Abstract: Topological spin configurations, such as soliton-like spin texture and Dirac electron assemblies, have emerged in recent years in both fundamental science and technological applications. Achieving stable topological spin textures at room-temperature is crucial for enabling these structures as long-range information carriers. However, their creation and manipulation processes have encountered difficulties due to multi-step field training techniques and competitive interactions. Thus, a spontaneous ground state for multi-dimensional topological spin textures is desirable, as skyrmions form swirling, hedgehog-like spin structures in two dimensions, while hopfions emerge as their twisted three-dimensional counterparts.
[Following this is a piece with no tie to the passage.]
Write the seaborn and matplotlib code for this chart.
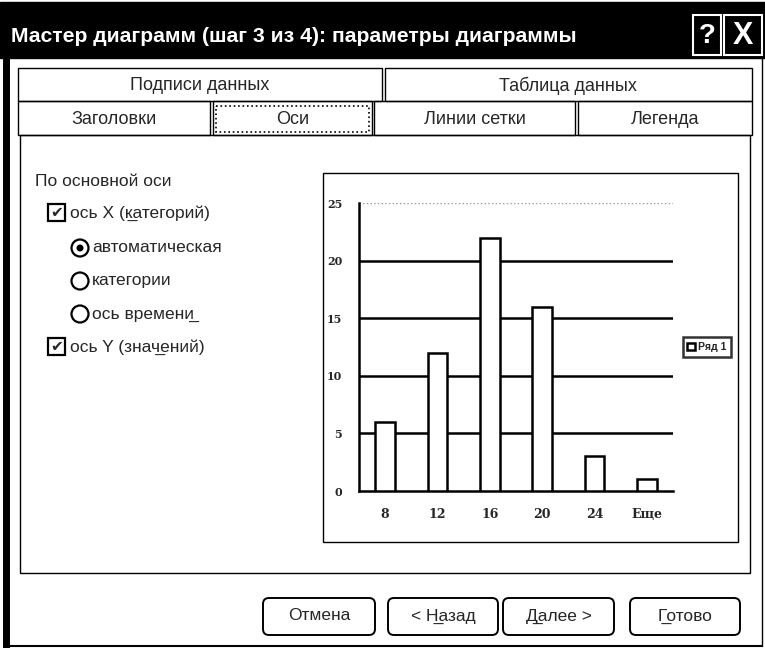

Here, we report the first observation of robust and reproducible topological spin textures of hopfions and skyrmions observed at room temperature and in zero magnetic field, which are stabilized by geometric confinement and protected by interfacial magnetism in a ferromagnet/topological insulator/ferromagnet trilayer heterostructure. These skyrmion-hopfion configurations are directly observed at room temperature with Lorenz transmission electron microscopy. Using micromagnetic modelling, the experimental observations of hopfion-skyrmion assemblies are reproduced. Our model reveals a complete picture of how spontaneously organized skyrmion lattices encircled by hopfion rings are controlled by surface electrons, uniaxial anisotropy and Dzyaloshinskii-Moriya interaction, all at ambient temperature. Our study provides evidence that topological chiral spin textures can facilitate the development of magnetically defined information carriers. These stable structures hold promise for ultralow-power and high-density information processing, paving the way for the next generation of topologically defined devices.